The good news for smaller venues: the standard tier is deliberately low-cost. You don’t need to buy bollards or hire armed guards. You need a written plan, staff who know it, and the ability to act on it. That’s it.
The bad news: ‘staff who know it’ means actual training and actual drills. Briefing your team once in the pre-shift huddle won’t cut it when the regulator comes knocking.
Enhanced Tier: Where It Gets Serious
If your venue holds 800 or more, the guidance ramps up considerably. Enhanced-tier duties include everything in the standard tier, plus:
- A documented assessment of the types of terrorist acts that could reasonably occur at the premises.
- Public protection measures — physical, procedural and behavioural — designed to reduce vulnerability and the impact of an attack.

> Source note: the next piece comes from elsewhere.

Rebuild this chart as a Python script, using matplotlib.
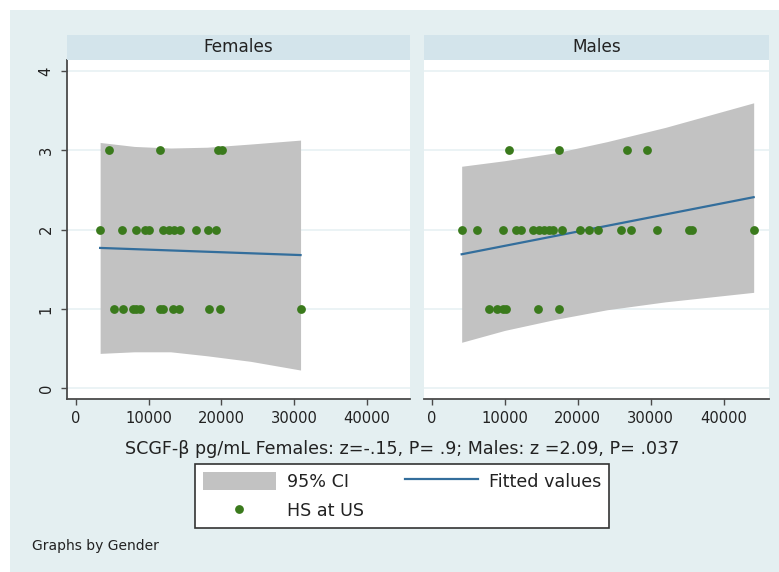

- A designated senior individual responsible for compliance.
- A formal document recording the measures in place, kept up to date and provided to the SIA on request.
This is where the conversation shifts from ‘have a plan’ to ‘have a security strategy.’ Enhanced-tier venues need to think about monitoring, search regimes, physical security, vehicle mitigation where relevant, and how staff are trained to spot hostile reconnaissance.
What ‘Reasonable and Proportionate’ Really Means
This is the phrase that does a lot of heavy lifting in the guidance. It is not a fixed standard. A 250-capacity community hall is not expected to do what an 80,000-capacity stadium does.
The Home Office expects operators to consider the size and nature of the premises, the activities taking place, the likely audience, and the resources available. If a measure is cheap, effective and obvious — like locking a back door during an event — you’re expected to do it. If it would cost six figures and barely move the needle, you probably aren’t.
The bar is sensible, not crippling. But you must be able to justify your choices.

What Door Supervisors and Venue Security Teams Should Do This Week
If you work the door or manage a venue security team, here’s a practical starting list:
- Confirm your tier. Get a clear, written answer on whether your venue is standard or enhanced. Don’t guess.
- Read the guidance. Yes, all of it. It’s not long, and ignorance won’t be a defence.
- Map your procedures. Evacuation, invacuation, lockdown, communication. Write down what you’d actually do, room by room.
- Drill the team. Tabletop exercises cost nothing. Run one this month.
- Check ACT training. Every member of the security team should have completed the free ACT Awareness e-learning from Counter Terrorism Policing. It is the obvious baseline.
- Document everything. If it isn’t written down, it didn’t happen — especially when the regulator asks.
Recommended Reading: Martyn’s Law Guide For Security Officers
What Happens If You Ignore It?
The SIA, in its new regulatory role, will have the power to issue compliance notices, restriction notices and monetary penalties. Enhanced-tier breaches can attract significant fines. Individuals — including senior managers — can face personal penalties for serious non-compliance.
More importantly, this law exists because of Martyn Hett and the 21 other people killed at the Manchester Arena in 2017. Treating it as a tick-box exercise misses the point entirely. Done properly, the guidance gives security teams the mandate and the structure to do what good operators already wanted to do — protect the public.
The Bottom Line
Martyn’s Law is no longer a future problem. The statutory guidance is live, the duties are defined, and the clock to the enforcement date is running. Standard-tier venues have a clear, achievable checklist. Enhanced-tier venues have real work to do.
If you’re a venue manager, head of security, or a door supervisor with ambitions to move up — this is your moment to lead. The teams that get ahead of this now will be the ones the industry promotes next year. The ones who wait for the SIA to come knocking won’t enjoy the conversation.